Fighters in the Niger Delta have caused widespread disruptions in the past by attacking oil facilities, workers and also stealing oil.

Mills said this violence in the delta is more significant than the union strikes.

The Movement for the Emancipation of the Niger Delta (MEND), the main group responsible for such disruptions, claims to be seeking a redistribution of oil wealth and greater local control of the sector.

While the government has managed to reconcile with them and achieve relative calm, the risk of violence is still high.

“There is always the risk of disruption in the delta due to the lack of delivery of public services,” Mills said.

Little oil benefits

The government says the removing of fuel subsidies was essential to allow much of the $8bn a year to be ploughed into improving the country’s woefully inadequate infrastructure.

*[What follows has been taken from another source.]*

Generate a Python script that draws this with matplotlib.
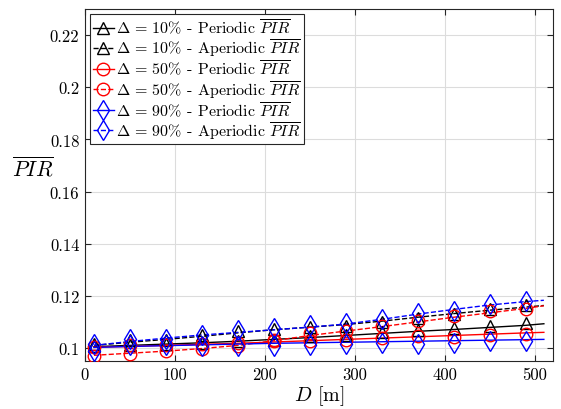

But people are united in anger against the scrapping of subsidies, which they view as their only benefit from the nation’s oil wealth.

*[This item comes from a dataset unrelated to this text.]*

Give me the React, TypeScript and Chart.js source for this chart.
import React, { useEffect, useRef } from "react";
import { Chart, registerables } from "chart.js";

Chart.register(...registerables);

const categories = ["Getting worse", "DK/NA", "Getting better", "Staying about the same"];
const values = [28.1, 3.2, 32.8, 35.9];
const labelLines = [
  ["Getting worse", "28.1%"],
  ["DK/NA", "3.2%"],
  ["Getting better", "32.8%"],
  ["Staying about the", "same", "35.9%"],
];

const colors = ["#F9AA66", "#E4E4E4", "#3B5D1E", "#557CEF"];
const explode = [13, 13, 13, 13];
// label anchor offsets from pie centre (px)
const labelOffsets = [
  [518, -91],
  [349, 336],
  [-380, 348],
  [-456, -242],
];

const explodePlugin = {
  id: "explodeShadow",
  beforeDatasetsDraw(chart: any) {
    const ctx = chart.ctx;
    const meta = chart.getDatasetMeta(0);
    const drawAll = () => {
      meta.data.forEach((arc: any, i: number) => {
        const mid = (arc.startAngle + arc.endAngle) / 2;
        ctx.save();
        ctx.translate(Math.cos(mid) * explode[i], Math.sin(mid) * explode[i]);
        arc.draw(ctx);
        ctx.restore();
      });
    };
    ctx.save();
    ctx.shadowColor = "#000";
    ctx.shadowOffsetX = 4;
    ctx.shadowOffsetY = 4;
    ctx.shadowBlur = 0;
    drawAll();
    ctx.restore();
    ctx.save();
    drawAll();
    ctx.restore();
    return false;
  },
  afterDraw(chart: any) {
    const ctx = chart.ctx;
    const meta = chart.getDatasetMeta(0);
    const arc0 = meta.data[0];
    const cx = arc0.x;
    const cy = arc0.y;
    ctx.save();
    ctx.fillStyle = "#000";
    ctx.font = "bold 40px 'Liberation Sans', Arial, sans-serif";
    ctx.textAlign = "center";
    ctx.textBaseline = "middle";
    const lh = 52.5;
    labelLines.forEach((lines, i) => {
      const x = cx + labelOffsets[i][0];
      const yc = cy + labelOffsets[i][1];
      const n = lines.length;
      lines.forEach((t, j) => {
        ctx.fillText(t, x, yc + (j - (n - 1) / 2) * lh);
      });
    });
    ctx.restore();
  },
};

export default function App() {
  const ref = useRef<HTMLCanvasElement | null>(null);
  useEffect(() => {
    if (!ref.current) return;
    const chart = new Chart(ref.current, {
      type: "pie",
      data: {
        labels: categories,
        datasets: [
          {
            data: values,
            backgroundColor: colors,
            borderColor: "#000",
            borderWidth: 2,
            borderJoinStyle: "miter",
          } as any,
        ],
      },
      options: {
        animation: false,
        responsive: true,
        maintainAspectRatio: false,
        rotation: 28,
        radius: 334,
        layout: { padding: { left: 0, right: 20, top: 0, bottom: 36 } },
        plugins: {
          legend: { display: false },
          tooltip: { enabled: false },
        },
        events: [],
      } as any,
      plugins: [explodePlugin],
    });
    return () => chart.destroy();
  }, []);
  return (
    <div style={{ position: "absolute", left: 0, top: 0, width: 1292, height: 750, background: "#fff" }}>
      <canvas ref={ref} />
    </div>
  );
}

“The subsidy issue is politically very difficult – the government will be saving lots of money that it could spend in the right way, but the subsidy is the only thing that people see. They don’t trust the government to deliver,” Mills said.

“Most of the oil is exported, and on top of that, most of the refining is done out of the country – the local refineries are state owned and are run corruptly.”

Mills said that because the refined oil prices are very low, there is lots of smuggling of refined product back out of the country.

“And very important people are involved in this illegal trade in one way or the other,” he added.

The NNPC has four refineries, two in Port Harcourt, and one each in Kaduna and Warri – however, three of them are regularly out of service.

Nigeria’s refineries operate on a very low level, forcing them to re-buy all their oil on the open international market for gasoline sales, said Elizabeth Dickinson, a journalist covering Africa.

Nigeria imports refined petroleum products from neighbouring Ivory Coast as well as from Holland and England, Austin Oniwon of the Nigerian National Petroleum Corporation (NNPC) was quoted as saying in a daily national newspaper.

The Abuja-based Leadership newspaper reported in December that out of the 445,000 barrels of oil allocated to the NNPC daily, only 170,000 were refined in the country.